» **Required task**
Your task is to repeat all of the data exactly while excluding the pictures.
+===+
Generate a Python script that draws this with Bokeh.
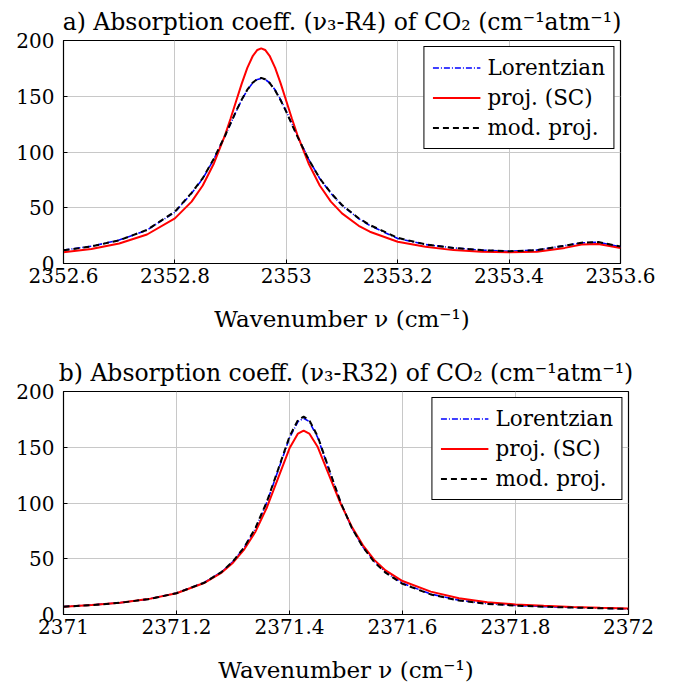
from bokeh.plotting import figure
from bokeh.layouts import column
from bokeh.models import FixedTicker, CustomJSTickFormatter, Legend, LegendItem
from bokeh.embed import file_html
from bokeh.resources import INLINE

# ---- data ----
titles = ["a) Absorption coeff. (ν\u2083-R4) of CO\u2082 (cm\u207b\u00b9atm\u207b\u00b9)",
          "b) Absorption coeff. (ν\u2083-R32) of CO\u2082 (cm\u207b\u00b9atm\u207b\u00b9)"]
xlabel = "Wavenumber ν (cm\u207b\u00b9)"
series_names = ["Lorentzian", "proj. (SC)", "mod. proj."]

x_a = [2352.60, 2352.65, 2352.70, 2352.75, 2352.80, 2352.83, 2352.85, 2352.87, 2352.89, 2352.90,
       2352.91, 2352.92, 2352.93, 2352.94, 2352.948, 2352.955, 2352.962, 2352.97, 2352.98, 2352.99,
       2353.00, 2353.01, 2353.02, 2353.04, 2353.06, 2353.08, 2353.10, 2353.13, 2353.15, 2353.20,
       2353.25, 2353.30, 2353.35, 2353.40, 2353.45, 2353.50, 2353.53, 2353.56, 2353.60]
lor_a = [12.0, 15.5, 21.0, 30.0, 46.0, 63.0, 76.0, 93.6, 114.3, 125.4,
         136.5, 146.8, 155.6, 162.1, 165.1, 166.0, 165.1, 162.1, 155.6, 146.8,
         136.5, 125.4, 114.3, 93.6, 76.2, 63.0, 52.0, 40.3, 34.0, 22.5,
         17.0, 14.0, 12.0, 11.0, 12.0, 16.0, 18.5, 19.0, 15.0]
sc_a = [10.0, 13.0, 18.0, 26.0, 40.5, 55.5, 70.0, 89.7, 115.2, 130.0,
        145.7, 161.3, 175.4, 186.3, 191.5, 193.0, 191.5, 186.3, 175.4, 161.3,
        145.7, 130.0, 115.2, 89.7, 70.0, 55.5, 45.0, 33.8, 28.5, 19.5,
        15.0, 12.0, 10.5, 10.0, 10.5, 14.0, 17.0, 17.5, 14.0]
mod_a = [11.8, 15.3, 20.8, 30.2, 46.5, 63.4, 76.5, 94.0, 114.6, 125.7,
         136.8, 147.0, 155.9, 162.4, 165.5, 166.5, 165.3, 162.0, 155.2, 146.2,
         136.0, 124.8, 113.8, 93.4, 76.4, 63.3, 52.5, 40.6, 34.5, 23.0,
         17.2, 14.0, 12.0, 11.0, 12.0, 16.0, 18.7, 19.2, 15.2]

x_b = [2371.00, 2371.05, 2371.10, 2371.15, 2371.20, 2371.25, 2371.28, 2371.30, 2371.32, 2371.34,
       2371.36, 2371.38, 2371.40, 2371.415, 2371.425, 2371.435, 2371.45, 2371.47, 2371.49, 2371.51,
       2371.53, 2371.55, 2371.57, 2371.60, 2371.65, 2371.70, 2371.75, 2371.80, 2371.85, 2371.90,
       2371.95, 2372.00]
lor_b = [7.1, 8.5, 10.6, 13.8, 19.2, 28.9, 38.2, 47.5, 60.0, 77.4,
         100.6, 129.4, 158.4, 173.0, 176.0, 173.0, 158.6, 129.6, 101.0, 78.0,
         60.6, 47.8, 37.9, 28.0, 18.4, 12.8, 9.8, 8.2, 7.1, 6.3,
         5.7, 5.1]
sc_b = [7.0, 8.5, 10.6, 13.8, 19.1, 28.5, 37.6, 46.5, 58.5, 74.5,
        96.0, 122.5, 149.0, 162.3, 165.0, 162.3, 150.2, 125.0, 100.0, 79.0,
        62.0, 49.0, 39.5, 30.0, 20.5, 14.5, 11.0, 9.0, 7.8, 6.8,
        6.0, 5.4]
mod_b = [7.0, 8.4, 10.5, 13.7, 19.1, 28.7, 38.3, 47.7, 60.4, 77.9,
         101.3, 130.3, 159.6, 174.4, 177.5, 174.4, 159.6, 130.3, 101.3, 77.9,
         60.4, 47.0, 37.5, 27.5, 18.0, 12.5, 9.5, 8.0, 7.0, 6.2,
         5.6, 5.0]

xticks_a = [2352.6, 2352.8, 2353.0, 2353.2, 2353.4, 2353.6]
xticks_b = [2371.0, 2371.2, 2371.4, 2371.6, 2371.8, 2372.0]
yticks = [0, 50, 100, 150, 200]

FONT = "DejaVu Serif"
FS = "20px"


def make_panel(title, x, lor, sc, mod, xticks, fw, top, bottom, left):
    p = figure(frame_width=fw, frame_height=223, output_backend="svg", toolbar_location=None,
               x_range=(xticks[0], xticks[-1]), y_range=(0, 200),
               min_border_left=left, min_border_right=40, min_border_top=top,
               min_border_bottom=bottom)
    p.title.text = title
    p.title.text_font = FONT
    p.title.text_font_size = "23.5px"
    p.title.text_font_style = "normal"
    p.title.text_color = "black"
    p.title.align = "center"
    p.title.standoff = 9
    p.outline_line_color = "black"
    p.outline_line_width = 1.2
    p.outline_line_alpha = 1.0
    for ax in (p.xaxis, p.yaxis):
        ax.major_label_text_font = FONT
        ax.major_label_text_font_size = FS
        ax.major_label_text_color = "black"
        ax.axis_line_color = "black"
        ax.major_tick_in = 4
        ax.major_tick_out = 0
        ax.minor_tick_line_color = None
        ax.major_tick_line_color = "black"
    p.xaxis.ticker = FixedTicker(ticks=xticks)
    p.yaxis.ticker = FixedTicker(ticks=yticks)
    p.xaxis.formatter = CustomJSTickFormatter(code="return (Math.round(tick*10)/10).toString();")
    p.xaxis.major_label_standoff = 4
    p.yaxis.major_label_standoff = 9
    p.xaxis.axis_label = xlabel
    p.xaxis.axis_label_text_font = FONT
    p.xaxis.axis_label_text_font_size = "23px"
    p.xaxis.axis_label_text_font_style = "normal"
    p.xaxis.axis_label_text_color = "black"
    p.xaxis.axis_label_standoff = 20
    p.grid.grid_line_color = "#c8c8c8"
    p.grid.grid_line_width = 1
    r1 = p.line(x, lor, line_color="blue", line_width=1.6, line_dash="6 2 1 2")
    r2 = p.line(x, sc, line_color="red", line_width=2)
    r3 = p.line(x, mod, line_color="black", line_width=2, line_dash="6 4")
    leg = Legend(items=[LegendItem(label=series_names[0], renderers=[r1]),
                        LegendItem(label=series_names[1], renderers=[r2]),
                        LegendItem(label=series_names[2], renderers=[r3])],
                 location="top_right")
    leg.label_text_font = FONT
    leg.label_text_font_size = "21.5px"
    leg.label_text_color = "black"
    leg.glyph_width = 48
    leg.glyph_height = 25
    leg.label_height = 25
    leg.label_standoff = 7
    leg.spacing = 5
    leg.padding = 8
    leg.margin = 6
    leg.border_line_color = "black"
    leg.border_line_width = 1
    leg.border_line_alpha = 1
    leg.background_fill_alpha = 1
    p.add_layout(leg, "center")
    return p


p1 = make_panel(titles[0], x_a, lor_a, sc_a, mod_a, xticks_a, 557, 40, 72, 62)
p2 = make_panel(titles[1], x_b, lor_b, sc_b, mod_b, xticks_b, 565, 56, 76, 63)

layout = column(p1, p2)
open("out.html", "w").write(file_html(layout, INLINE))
+===+
» **Written response**
Generate a Python script that draws this with Bokeh.
from bokeh.plotting import figure
from bokeh.layouts import column
from bokeh.models import FixedTicker, CustomJSTickFormatter, Legend, LegendItem
from bokeh.embed import file_html
from bokeh.resources import INLINE

# ---- data ----
titles = ["a) Absorption coeff. (ν\u2083-R4) of CO\u2082 (cm\u207b\u00b9atm\u207b\u00b9)",
          "b) Absorption coeff. (ν\u2083-R32) of CO\u2082 (cm\u207b\u00b9atm\u207b\u00b9)"]
xlabel = "Wavenumber ν (cm\u207b\u00b9)"
series_names = ["Lorentzian", "proj. (SC)", "mod. proj."]

x_a = [2352.60, 2352.65, 2352.70, 2352.75, 2352.80, 2352.83, 2352.85, 2352.87, 2352.89, 2352.90,
       2352.91, 2352.92, 2352.93, 2352.94, 2352.948, 2352.955, 2352.962, 2352.97, 2352.98, 2352.99,
       2353.00, 2353.01, 2353.02, 2353.04, 2353.06, 2353.08, 2353.10, 2353.13, 2353.15, 2353.20,
       2353.25, 2353.30, 2353.35, 2353.40, 2353.45, 2353.50, 2353.53, 2353.56, 2353.60]
lor_a = [12.0, 15.5, 21.0, 30.0, 46.0, 63.0, 76.0, 93.6, 114.3, 125.4,
         136.5, 146.8, 155.6, 162.1, 165.1, 166.0, 165.1, 162.1, 155.6, 146.8,
         136.5, 125.4, 114.3, 93.6, 76.2, 63.0, 52.0, 40.3, 34.0, 22.5,
         17.0, 14.0, 12.0, 11.0, 12.0, 16.0, 18.5, 19.0, 15.0]
sc_a = [10.0, 13.0, 18.0, 26.0, 40.5, 55.5, 70.0, 89.7, 115.2, 130.0,
        145.7, 161.3, 175.4, 186.3, 191.5, 193.0, 191.5, 186.3, 175.4, 161.3,
        145.7, 130.0, 115.2, 89.7, 70.0, 55.5, 45.0, 33.8, 28.5, 19.5,
        15.0, 12.0, 10.5, 10.0, 10.5, 14.0, 17.0, 17.5, 14.0]
mod_a = [11.8, 15.3, 20.8, 30.2, 46.5, 63.4, 76.5, 94.0, 114.6, 125.7,
         136.8, 147.0, 155.9, 162.4, 165.5, 166.5, 165.3, 162.0, 155.2, 146.2,
         136.0, 124.8, 113.8, 93.4, 76.4, 63.3, 52.5, 40.6, 34.5, 23.0,
         17.2, 14.0, 12.0, 11.0, 12.0, 16.0, 18.7, 19.2, 15.2]

x_b = [2371.00, 2371.05, 2371.10, 2371.15, 2371.20, 2371.25, 2371.28, 2371.30, 2371.32, 2371.34,
       2371.36, 2371.38, 2371.40, 2371.415, 2371.425, 2371.435, 2371.45, 2371.47, 2371.49, 2371.51,
       2371.53, 2371.55, 2371.57, 2371.60, 2371.65, 2371.70, 2371.75, 2371.80, 2371.85, 2371.90,
       2371.95, 2372.00]
lor_b = [7.1, 8.5, 10.6, 13.8, 19.2, 28.9, 38.2, 47.5, 60.0, 77.4,
         100.6, 129.4, 158.4, 173.0, 176.0, 173.0, 158.6, 129.6, 101.0, 78.0,
         60.6, 47.8, 37.9, 28.0, 18.4, 12.8, 9.8, 8.2, 7.1, 6.3,
         5.7, 5.1]
sc_b = [7.0, 8.5, 10.6, 13.8, 19.1, 28.5, 37.6, 46.5, 58.5, 74.5,
        96.0, 122.5, 149.0, 162.3, 165.0, 162.3, 150.2, 125.0, 100.0, 79.0,
        62.0, 49.0, 39.5, 30.0, 20.5, 14.5, 11.0, 9.0, 7.8, 6.8,
        6.0, 5.4]
mod_b = [7.0, 8.4, 10.5, 13.7, 19.1, 28.7, 38.3, 47.7, 60.4, 77.9,
         101.3, 130.3, 159.6, 174.4, 177.5, 174.4, 159.6, 130.3, 101.3, 77.9,
         60.4, 47.0, 37.5, 27.5, 18.0, 12.5, 9.5, 8.0, 7.0, 6.2,
         5.6, 5.0]

xticks_a = [2352.6, 2352.8, 2353.0, 2353.2, 2353.4, 2353.6]
xticks_b = [2371.0, 2371.2, 2371.4, 2371.6, 2371.8, 2372.0]
yticks = [0, 50, 100, 150, 200]

FONT = "DejaVu Serif"
FS = "20px"


def make_panel(title, x, lor, sc, mod, xticks, fw, top, bottom, left):
    p = figure(frame_width=fw, frame_height=223, output_backend="svg", toolbar_location=None,
               x_range=(xticks[0], xticks[-1]), y_range=(0, 200),
               min_border_left=left, min_border_right=40, min_border_top=top,
               min_border_bottom=bottom)
    p.title.text = title
    p.title.text_font = FONT
    p.title.text_font_size = "23.5px"
    p.title.text_font_style = "normal"
    p.title.text_color = "black"
    p.title.align = "center"
    p.title.standoff = 9
    p.outline_line_color = "black"
    p.outline_line_width = 1.2
    p.outline_line_alpha = 1.0
    for ax in (p.xaxis, p.yaxis):
        ax.major_label_text_font = FONT
        ax.major_label_text_font_size = FS
        ax.major_label_text_color = "black"
        ax.axis_line_color = "black"
        ax.major_tick_in = 4
        ax.major_tick_out = 0
        ax.minor_tick_line_color = None
        ax.major_tick_line_color = "black"
    p.xaxis.ticker = FixedTicker(ticks=xticks)
    p.yaxis.ticker = FixedTicker(ticks=yticks)
    p.xaxis.formatter = CustomJSTickFormatter(code="return (Math.round(tick*10)/10).toString();")
    p.xaxis.major_label_standoff = 4
    p.yaxis.major_label_standoff = 9
    p.xaxis.axis_label = xlabel
    p.xaxis.axis_label_text_font = FONT
    p.xaxis.axis_label_text_font_size = "23px"
    p.xaxis.axis_label_text_font_style = "normal"
    p.xaxis.axis_label_text_color = "black"
    p.xaxis.axis_label_standoff = 20
    p.grid.grid_line_color = "#c8c8c8"
    p.grid.grid_line_width = 1
    r1 = p.line(x, lor, line_color="blue", line_width=1.6, line_dash="6 2 1 2")
    r2 = p.line(x, sc, line_color="red", line_width=2)
    r3 = p.line(x, mod, line_color="black", line_width=2, line_dash="6 4")
    leg = Legend(items=[LegendItem(label=series_names[0], renderers=[r1]),
                        LegendItem(label=series_names[1], renderers=[r2]),
                        LegendItem(label=series_names[2], renderers=[r3])],
                 location="top_right")
    leg.label_text_font = FONT
    leg.label_text_font_size = "21.5px"
    leg.label_text_color = "black"
    leg.glyph_width = 48
    leg.glyph_height = 25
    leg.label_height = 25
    leg.label_standoff = 7
    leg.spacing = 5
    leg.padding = 8
    leg.margin = 6
    leg.border_line_color = "black"
    leg.border_line_width = 1
    leg.border_line_alpha = 1
    leg.background_fill_alpha = 1
    p.add_layout(leg, "center")
    return p


p1 = make_panel(titles[0], x_a, lor_a, sc_a, mod_a, xticks_a, 557, 40, 72, 62)
p2 = make_panel(titles[1], x_b, lor_b, sc_b, mod_b, xticks_b, 565, 56, 76, 63)

layout = column(p1, p2)
open("out.html", "w").write(file_html(layout, INLINE))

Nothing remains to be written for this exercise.